No, I don’t know enough to know what particular thing wouldn’t lead to even worse consequences, but clearly the rampaging of private equity though society is a problem.
There is not now nor has there ever been and excuse for cheese sauce.
Seems in the best interest of the new owner of all those properties to have lowered the rent. Now they have a huge number of unleased properties.
Broccoli. I rest my case.
Enjoy your dry-ass mac and cheese.
Maybe Red Lobster can save itself by posting really crap AI stuff oh wait
I was just about to bring this up. It’s bad enough to strip all the value from a restaurant chain or retail establishment. When it comes to care for the injured, sick or elderly, that’s a horse of a different color.
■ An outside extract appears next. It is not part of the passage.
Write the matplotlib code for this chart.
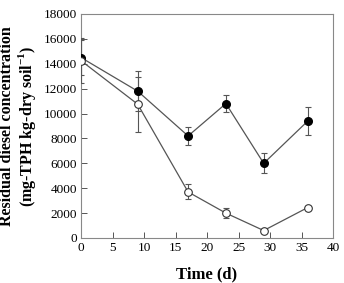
import matplotlib.pyplot as plt

plt.rcParams['font.family'] = ['Liberation Serif', 'DejaVu Serif']
plt.rcParams['mathtext.fontset'] = 'custom'
plt.rcParams['mathtext.rm'] = 'Liberation Serif'
plt.rcParams['mathtext.bf'] = 'Liberation Serif:bold'

# dados
tempo = [0, 9, 17, 23, 29, 36]
cheio = [14500, 11800, 8200, 10800, 6000, 9400]
cheio_err = [1400, 1600, 750, 700, 800, 1100]
vazio = [14250, 10750, 3700, 2000, 600, 2450]
vazio_err = [1800, 2200, 600, 400, 100, 150]

fig = plt.figure(figsize=(3.44, 2.83), dpi=100)
ax = fig.add_axes([81/344, 1 - 238/283, 252/344, 224/283])

cor_linha = '#555555'
ax.errorbar(tempo, cheio, yerr=cheio_err, color=cor_linha, lw=0.9,
            marker='o', ms=5.5, mfc='black', mec='black', ecolor=cor_linha,
            elinewidth=0.8, capsize=2, capthick=0.8, zorder=3)
ax.errorbar(tempo, vazio, yerr=vazio_err, color=cor_linha, lw=0.9,
            marker='o', ms=5.5, mfc='white', mec='#333333', mew=0.8, ecolor=cor_linha,
            elinewidth=0.8, capsize=2, capthick=0.8, zorder=3)

ax.set_xlim(0, 40)
ax.set_ylim(0, 18000)
ax.set_xticks(range(0, 41, 5))
ax.set_yticks(range(0, 18001, 2000))
ax.tick_params(direction='in', length=4, width=0.7, labelsize=9.5, color='#555555', pad=3)
for s in ax.spines.values():
    s.set_color('#888888')
    s.set_linewidth(0.8)

ax.set_xlabel('Time (d)', fontsize=12, fontweight='bold', labelpad=9)
ax.set_ylabel('Residual diesel concentration\n(mg-TPH kg-dry soil$^{\\mathbf{-1}}$)',
              fontsize=11.5, fontweight='bold', labelpad=4, linespacing=1.05)

fig.savefig('out.png', dpi=100)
Strip mine the value from a restaurant chain and people lose their jobs, or a place to eat. Do the same with a nursing home and people are going to die unnecessarily, not to mention the moral injury to those who are still employed there as the ship goes down.
I was just thinking K-Mart and Sears when reading that.
I actually like Red Lobster. It has a basic inexpensive steak and greens combo that never fails. Hiding behind that mountain of cheddar buscuits is the perfect “full eat-out meal with nearly no carbs”
Yeah, for a chain place it’s not bad, they have some good stuff… It just isn’t in our regular dinner out rotation normally.
I make it with cheese chunks and white sauce, it is miles better that way.
Broccoli is fine, why fuck it up.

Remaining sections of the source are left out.